The Premonition (text: Theodore Roethke) for SSATTB choir; 5' (2000)
performed by the University of Wisconsin-Madison Madrigal Singers, dir. Bruce Gladstone:
composer's note: “The Premonition” was written as a companion piece to "Now Blue October," which was the first piece I had ever written for mixed choir. I wrote these works as I was discovering the beauty of Renaissance choral music, and while their harmonic language is distinctly romantic, full of chromatic complexities and unexpected tonal shifts, they’ve got a LOT of the “text-painting” madrigalisms that I find so fascinating in the works of Monteverdi, Gesualdo, and other Italian Renaissance composers.
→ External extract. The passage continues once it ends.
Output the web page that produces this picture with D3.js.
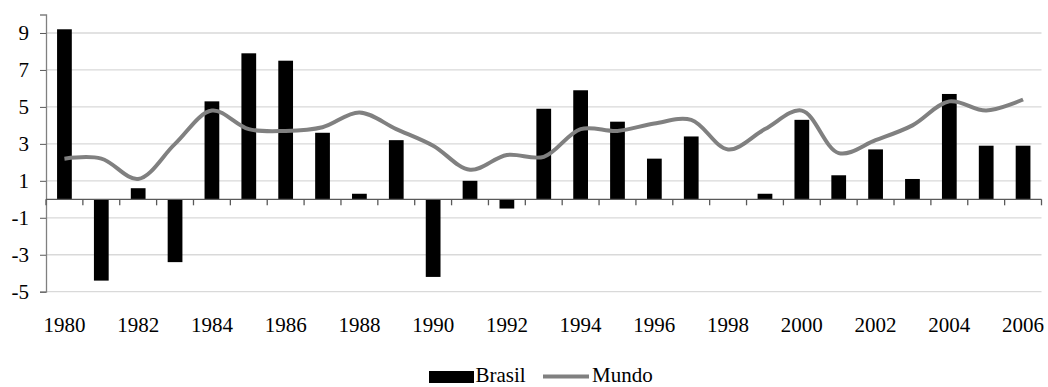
<!DOCTYPE html>
<html>
<head>
<meta charset="utf-8">
<script src="https://cdn.jsdelivr.net/npm/d3@7"></script>
<style>
  html, body { margin: 0; padding: 0; background: #fff; }
  svg { display: block; }
  text { font-family: "Liberation Serif", "Times New Roman", serif; fill: #000; }
</style>
</head>
<body>
<svg id="chart" width="1048" height="387"></svg>
<script>
const years = ["1980","1981","1982","1983","1984","1985","1986","1987","1988","1989","1990","1991","1992","1993","1994","1995","1996","1997","1998","1999","2000","2001","2002","2003","2004","2005","2006"];
const brasil = [9.2,-4.4,0.6,-3.4,5.3,7.9,7.5,3.6,0.3,3.2,-4.2,1.0,-0.5,4.9,5.9,4.2,2.2,3.4,0.0,0.3,4.3,1.3,2.7,1.1,5.7,2.9,2.9];
const mundo = [2.2,2.2,1.1,3.0,4.8,3.8,3.7,3.9,4.7,3.8,2.9,1.6,2.4,2.3,3.8,3.7,4.1,4.3,2.7,3.8,4.8,2.5,3.2,4.0,5.3,4.8,5.4];
const yTicks = [-5,-3,-1,1,3,5,7,9];
const xLabels = ["1980","1982","1984","1986","1988","1990","1992","1994","1996","1998","2000","2002","2004","2006"];
const seriesNames = ["Brasil","Mundo"];

const svg = d3.select("#chart");
const x = d3.scaleBand().domain(years).range([46, 1041.5]).paddingInner(0.6).paddingOuter(0.3);
const y = d3.scaleLinear().domain([-5, 10]).range([291.7, 14.5]);
const x0 = 46, x1 = 1041.5;

// gridlines
svg.append("g").selectAll("line").data(yTicks).join("line")
  .attr("x1", x0).attr("x2", x1)
  .attr("y1", d => y(d)).attr("y2", d => y(d))
  .attr("stroke", "#d9d9d9").attr("stroke-width", 1.3);

// y axis
const yAxis = d3.axisLeft(y).tickValues(yTicks).tickSize(6).tickPadding(11).tickFormat(d => String(d));
const gy = svg.append("g").attr("transform", `translate(${x0},0)`).call(yAxis)
  .attr("font-family", "Liberation Serif");
gy.select(".domain").attr("stroke", "#808080").attr("stroke-width", 1.3);
gy.selectAll(".tick line").attr("stroke", "#595959");
gy.selectAll(".tick text").attr("font-size", 21).attr("fill", "#000");

// bars
svg.append("g").selectAll("rect").data(years).join("rect")
  .attr("x", d => x(d))
  .attr("width", x.bandwidth())
  .attr("y", (d, i) => y(Math.max(0, brasil[i])))
  .attr("height", (d, i) => Math.abs(y(brasil[i]) - y(0)))
  .attr("fill", "#000");

// x axis at zero
const gx = svg.append("g");
gx.append("line").attr("x1", x0).attr("x2", x1).attr("y1", y(0)).attr("y2", y(0))
  .attr("stroke", "#595959").attr("stroke-width", 1.3);
const boundaries = years.map(d => x(d) - x.step() * x.paddingInner() / 2).concat([x1]);
gx.selectAll("line.tk").data(boundaries).join("line").attr("class", "tk")
  .attr("x1", d => d).attr("x2", d => d)
  .attr("y1", y(0)).attr("y2", y(0) + 6)
  .attr("stroke", "#595959").attr("stroke-width", 1.3);
gx.selectAll("text").data(xLabels).join("text")
  .attr("x", d => x(d) + x.bandwidth() / 2)
  .attr("y", 332)
  .attr("text-anchor", "middle")
  .attr("font-size", 21)
  .text(d => d);

// mundo line
const line = d3.line()
  .x((d, i) => x(years[i]) + x.bandwidth() / 2)
  .y(d => y(d))
  .curve(d3.curveCatmullRom.alpha(0.5));
svg.append("path").datum(mundo).attr("d", line)
  .attr("fill", "none").attr("stroke", "#808080").attr("stroke-width", 4)
  .attr("stroke-linejoin", "round");

// legend
const lg = svg.append("g");
lg.append("rect").attr("x", 429).attr("y", 371).attr("width", 45).attr("height", 12).attr("fill", "#000");
lg.append("text").attr("x", 475.5).attr("y", 382).attr("font-size", 21).text(seriesNames[0]);
lg.append("line").attr("x1", 543).attr("x2", 589).attr("y1", 376.5).attr("y2", 376.5)
  .attr("stroke", "#808080").attr("stroke-width", 4);
lg.append("text").attr("x", 592).attr("y", 382).attr("font-size", 21).text(seriesNames[1]);
</script>
</body>
</html>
In this way, “The Premonition,” more than almost anything else I’ve written, is a modern American take on the Renaissance motet. The “ripples” in the poem ripple out through the choir. When the narrator is “lost in a maze” the counterpoint becomes incredibly dense and confusing to the ear. The “walking” in the poem is portrayed by a steady rhythmic figure that walks along beneath the text. By the end of the piece, “The Premonition” goes in many different musical & textural directions, following the text wherever it may lead, but always coming back to the same “walking” idea. This creates a dramatic arch that’s easy to grasp, despite being made of such a diverse musical patchwork.